Both the mother and her child died on that day.
Father and daughter went home that day feeling empty and lost. It would take them months to recover and face the harsh realities of life. Paul and his daughter became close to each other afterwards. They had only each other and they accepted life as it was.

It was a friendsh¡p that broke the bonds of a bitter past. Fourteen months after the incident, Paul bowed down to family pressure and got married to Uju, a thirty-eight year old banker.

 Oluchi had a lot of worries about her new step mother but she kept them to herself. Uju was a tall fearless woman with an imposing stature, and bloodshot eyes. Where Paul was like a cold water that got hot when heated, Uju had a temperament that could melt an ice water.

 Unlike Oluchi’s father who had only a secondary school certificate, Uju had a university degree. Soon Oluchi began to notice the huge gap in knowledge that existed between his father and his step-mother but she didn’t want to interfere in her father’s marriage.

 By then Paul used to trek to his shop everyday while his wife had a car that only she uses to drive to work every morning.

Trouble started when Mr Paul was duped in his business by his best friend and positions changed in the family as the new wife became the bread winner.

Their house turned into a war zone and home was no longer a sweet home. At the age of 16, Oluchi already had a lot of horror stories to tell. The couple had turned destructive, often fighting with sticks and metals and destroying everything in sight. The couple were like cat and dog and they knew how to bring out the beast in each other.

Once when Oluchi came to separate their fight, she was wounded in the process and when she collapsed and started bleeding, they had to stop fighting and took her to the hospital. That was the only time Uju allowed her husband to use her car.

After that incident, whenever she saw them quarrelling, she would begin to cry. When they saw her, their faces would flush with embarrassment and they would stop fighting.

 To Oluchi, her step-mother was everything her mother was not. She hated her step-mom for the way she insulted her dad even in front of her.

Every morning, Uju would wake the young girl up with cold water and would slap her whenever she wasted time in completing her chores. The young girl would go to her room and begin to cry silently. She was afraid that if she told her father, it would lead to bitter quarrels between them, and so she kept her pains to herself.

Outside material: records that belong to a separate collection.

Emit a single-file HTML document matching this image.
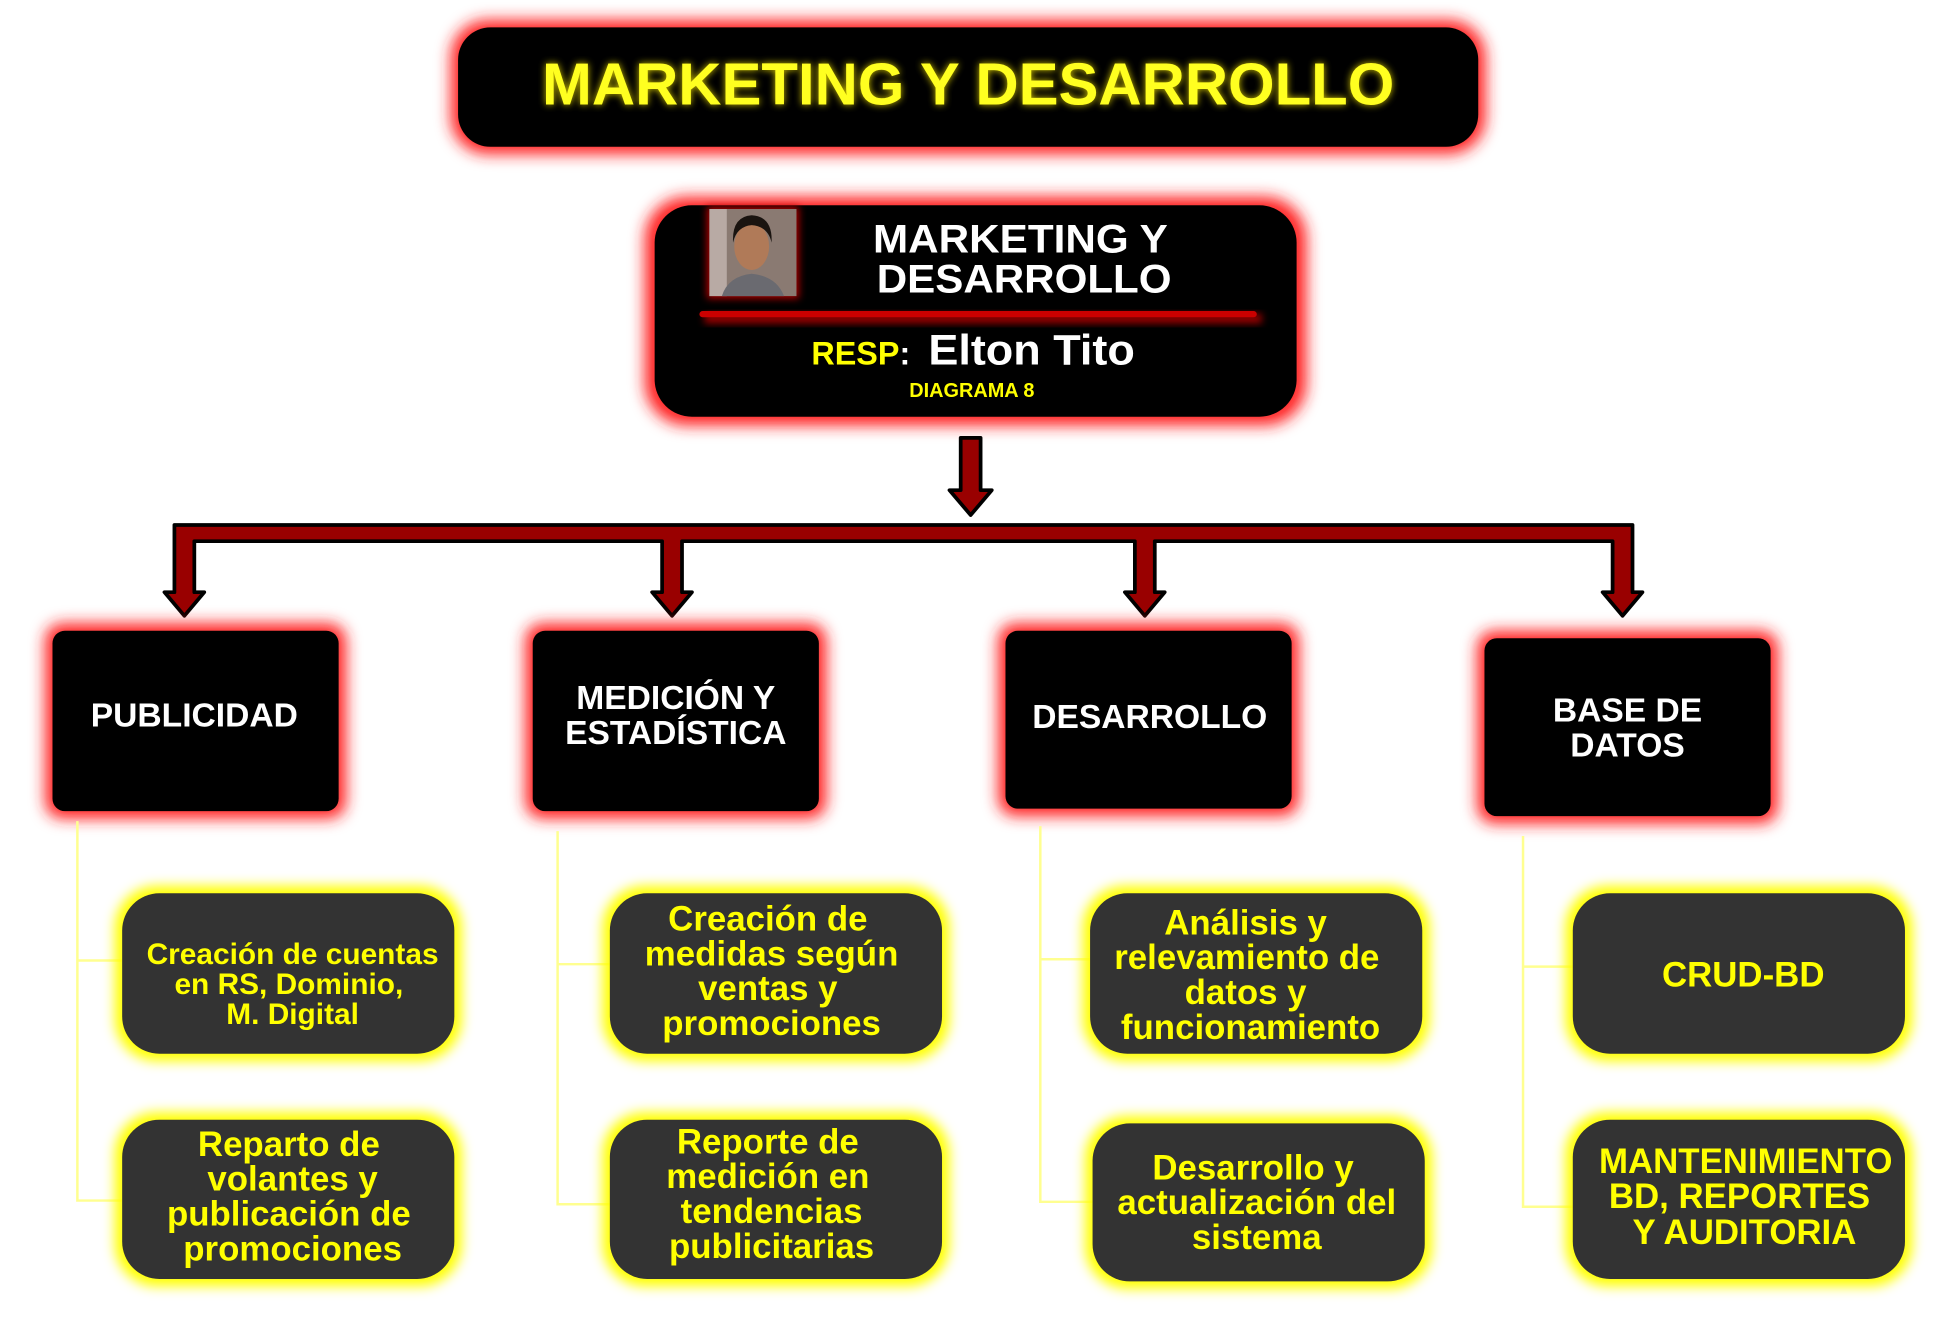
<!DOCTYPE html>
<html><head><meta charset="utf-8"><style>
html,body{margin:0;padding:0;background:#fff;}
svg{display:block;}
text{font-family:"Liberation Sans",Arial,sans-serif;font-weight:bold;}
</style></head><body>
<svg width="1950" height="1320" viewBox="0 0 1567 1061" xmlns="http://www.w3.org/2000/svg">
<defs>
<filter id="gr" x="-20%" y="-30%" width="140%" height="160%"><feGaussianBlur stdDeviation="6"/></filter>
<filter id="gy" x="-20%" y="-30%" width="140%" height="160%"><feGaussianBlur stdDeviation="5"/></filter>
<filter id="tg" x="-10%" y="-40%" width="120%" height="180%"><feGaussianBlur stdDeviation="3"/></filter>
</defs>

<rect x="362" y="16" width="832" height="108" rx="30" fill="#ff2020" filter="url(#gr)"/>
<rect x="368" y="22" width="820" height="96" rx="26" fill="#000"/>
<text x="778" y="84" font-size="48" text-anchor="middle" fill="#ffee00" filter="url(#tg)" opacity="0.8" textLength="685" lengthAdjust="spacingAndGlyphs">MARKETING Y DESARROLLO</text>
<text x="778" y="84" font-size="48" text-anchor="middle" fill="#ffff20" textLength="685" lengthAdjust="spacingAndGlyphs">MARKETING Y DESARROLLO</text>

<rect x="518" y="158" width="532" height="184" rx="34" fill="#ff2020" filter="url(#gr)"/>
<rect x="526" y="165" width="516" height="170" rx="30" fill="#000"/>
<rect x="568" y="166" width="74" height="74" fill="#a00" filter="url(#tg)"/>
<rect x="570" y="168" width="70" height="70" fill="#8a7a72"/>
<rect x="570" y="168" width="14" height="70" fill="#b8aaa4"/>
<path d="M580 238 Q585 222 604 220 Q624 222 630 238 Z" fill="#6a6a70"/>
<ellipse cx="604" cy="198" rx="14" ry="19" fill="#b07a58"/>
<path d="M589 195 Q588 174 604 173 Q621 174 620 195 Q617 182 604 181 Q592 182 589 195 Z" fill="#1a1410"/>
<text x="820" y="203" font-size="32" text-anchor="middle" fill="#fff" textLength="237" lengthAdjust="spacingAndGlyphs">MARKETING Y</text>
<text x="823" y="235" font-size="32" text-anchor="middle" fill="#fff" textLength="237" lengthAdjust="spacingAndGlyphs">DESARROLLO</text>
<rect x="566" y="252" width="448" height="8" fill="#900" filter="url(#tg)"/>
<rect x="562" y="250" width="448" height="5" rx="2.5" fill="#c00"/>
<text x="652" y="293" font-size="26" fill="#ffff00">RESP<tspan fill="#fff">:</tspan></text>
<text x="746" y="293" font-size="34" fill="#fff" textLength="166" lengthAdjust="spacingAndGlyphs">Elton Tito</text>
<text x="781" y="319" font-size="16" text-anchor="middle" fill="#ffff00">DIAGRAMA 8</text>

<path d="M772 352 H788 V394 H797 L780 414 L763 394 H772 Z" fill="#990000" stroke="#000" stroke-width="3" stroke-linejoin="round"/>

<g fill="#990000" stroke="#000" stroke-width="3" stroke-linejoin="round">
<path d="M140 422 H1312 V476 H1320 L1304 495 L1288 476 H1296 V435 H928 V476 H936 L920 495 L904 476 H912 V435 H548 V476 H556 L540 495 L524 476 H532 V435 H156 V476 H164 L148 495 L132 476 H140 Z"/>
</g>

<g>
<rect x="36" y="501" width="242" height="157" rx="14" fill="#ff2020" filter="url(#gr)"/>
<rect x="42" y="507" width="230" height="145" rx="10" fill="#000"/>
<rect x="422" y="501" width="242" height="157" rx="14" fill="#ff2020" filter="url(#gr)"/>
<rect x="428" y="507" width="230" height="145" rx="10" fill="#000"/>
<rect x="802" y="501" width="242" height="155" rx="14" fill="#ff2020" filter="url(#gr)"/>
<rect x="808" y="507" width="230" height="143" rx="10" fill="#000"/>
<rect x="1187" y="507" width="242" height="155" rx="14" fill="#ff2020" filter="url(#gr)"/>
<rect x="1193" y="513" width="230" height="143" rx="10" fill="#000"/>
</g>
<g fill="#fff" font-size="27" text-anchor="middle">
<text x="156" y="584">PUBLICIDAD</text>
<text x="543" y="570">MEDICIÓN Y</text>
<text x="543" y="598">ESTADÍSTICA</text>
<text x="924" y="585">DESARROLLO</text>
<text x="1308" y="580">BASE DE</text>
<text x="1308" y="608">DATOS</text>
</g>

<g stroke="#ffff90" stroke-width="2" fill="none">
<path d="M62 660 V965 H98 M62 772 H98"/>
<path d="M448 668 V968 H490 M448 775 H490"/>
<path d="M836 664 V966 H878 M836 771 H876"/>
<path d="M1224 672 V970 H1264 M1224 777 H1264"/>
</g>

<g fill="#ffff00" filter="url(#gy)">
<rect x="92" y="712" width="279" height="141" rx="34"/>
<rect x="92" y="894" width="279" height="140" rx="34"/>
<rect x="484" y="712" width="279" height="141" rx="34"/>
<rect x="484" y="894" width="279" height="140" rx="34"/>
<rect x="870" y="712" width="279" height="141" rx="34"/>
<rect x="872" y="897" width="279" height="139" rx="34"/>
<rect x="1258" y="712" width="279" height="141" rx="34"/>
<rect x="1258" y="894" width="279" height="140" rx="34"/>
</g>
<g fill="#333">
<rect x="98" y="718" width="267" height="129" rx="30"/>
<rect x="98" y="900" width="267" height="128" rx="30"/>
<rect x="490" y="718" width="267" height="129" rx="30"/>
<rect x="490" y="900" width="267" height="128" rx="30"/>
<rect x="876" y="718" width="267" height="129" rx="30"/>
<rect x="878" y="903" width="267" height="127" rx="30"/>
<rect x="1264" y="718" width="267" height="129" rx="30"/>
<rect x="1264" y="900" width="267" height="128" rx="30"/>
</g>
<g fill="#ffff00" text-anchor="middle">
<g font-size="24">
<text x="235" y="775">Creación de cuentas</text>
<text x="232" y="799">en RS, Dominio,</text>
<text x="235" y="823">M. Digital</text>
</g>
<g font-size="28">
<text x="232" y="929">Reparto de</text>
<text x="235" y="957">volantes y</text>
<text x="232" y="985">publicación de</text>
<text x="235" y="1013">promociones</text>

<text x="617" y="748">Creación de</text>
<text x="620" y="776">medidas según</text>
<text x="617" y="804">ventas y</text>
<text x="620" y="832">promociones</text>

<text x="617" y="927">Reporte de</text>
<text x="617" y="955">medición en</text>
<text x="620" y="983">tendencias</text>
<text x="620" y="1011">publicitarias</text>

<text x="1001" y="751">Análisis y</text>
<text x="1002" y="779">relevamiento de</text>
<text x="1001" y="807">datos y</text>
<text x="1005" y="835">funcionamiento</text>

<text x="1007" y="948">Desarrollo y</text>
<text x="1010" y="976">actualización del</text>
<text x="1010" y="1004">sistema</text>

<text x="1401" y="793">CRUD-BD</text>

<text x="1403" y="943">MANTENIMIENTO</text>
<text x="1398" y="971">BD, REPORTES</text>
<text x="1402" y="1000">Y AUDITORIA</text>
</g>
</g>
</svg>
</body></html>
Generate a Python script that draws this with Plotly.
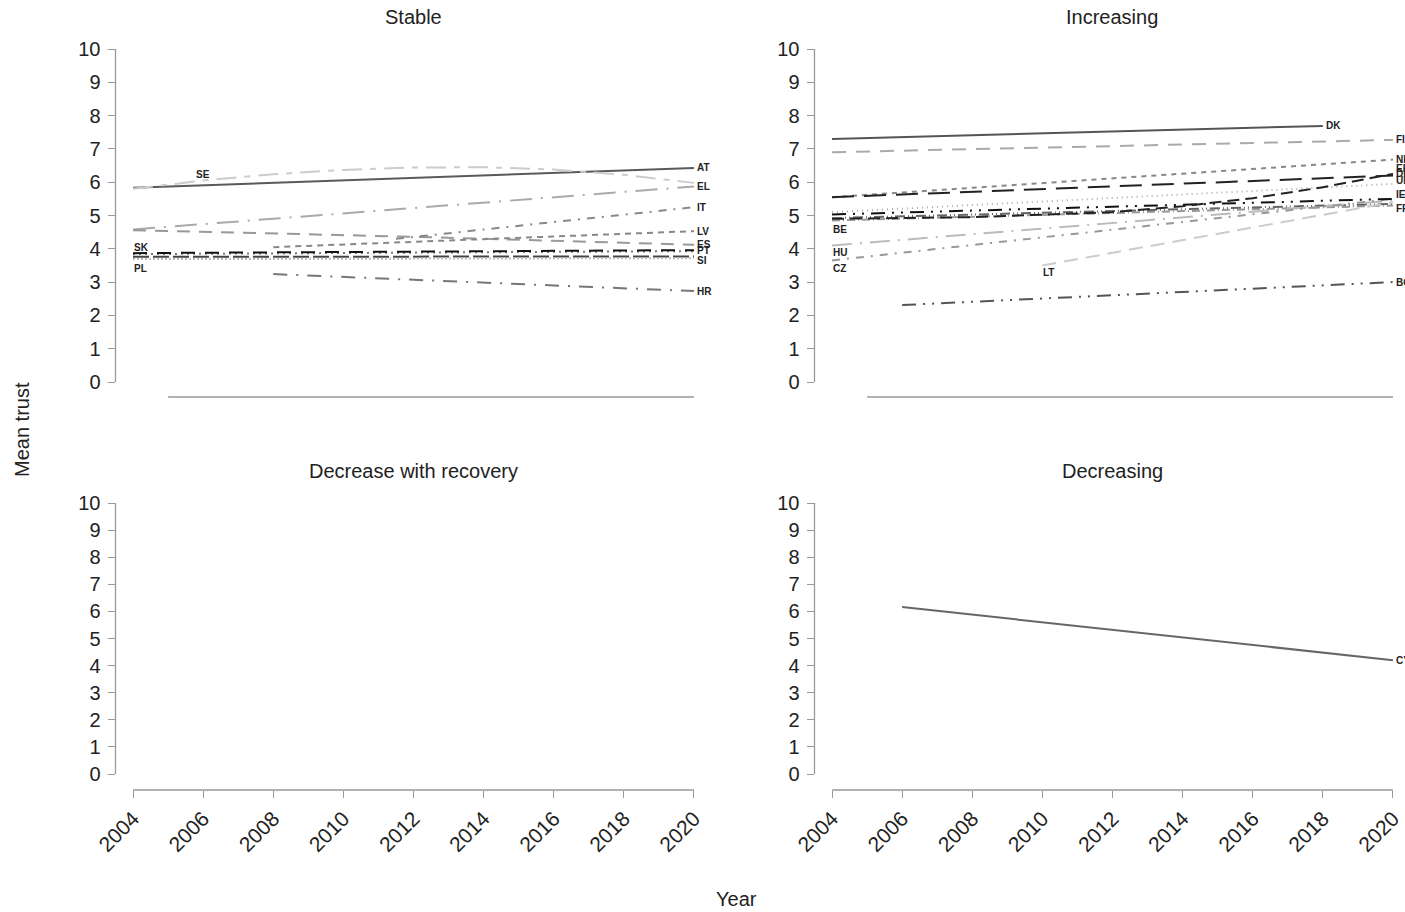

When Uju noticed that Paul loved his daughter so much, she saw Oluchi as a stumbling block in her marriage. She didn’t waste time in hitching up a plan to send the young girl away in a boarding school. She accepted to take up the responsibility of paying for her school fees and Paul caved in to save his already crumbling marriage and save his daughter from the harmful effects of watching the dirty drama going on the house at such a young age.

To Paul, it was an opportunity for his daughter to go to a peaceful environment where she could socialize with her peers and concentrate in her studies.

 This was how Paul sent his daughter to Bradley’s college, a boarding school in Lagos. Oluchi hated the idea of leaving his father in Onitsha to go to a faraway school in Lagos but she felt helpless.

They are so wrong for each other, she thought. The reality was now staring her in the face; her penniless father had finally lost his voice in his own house.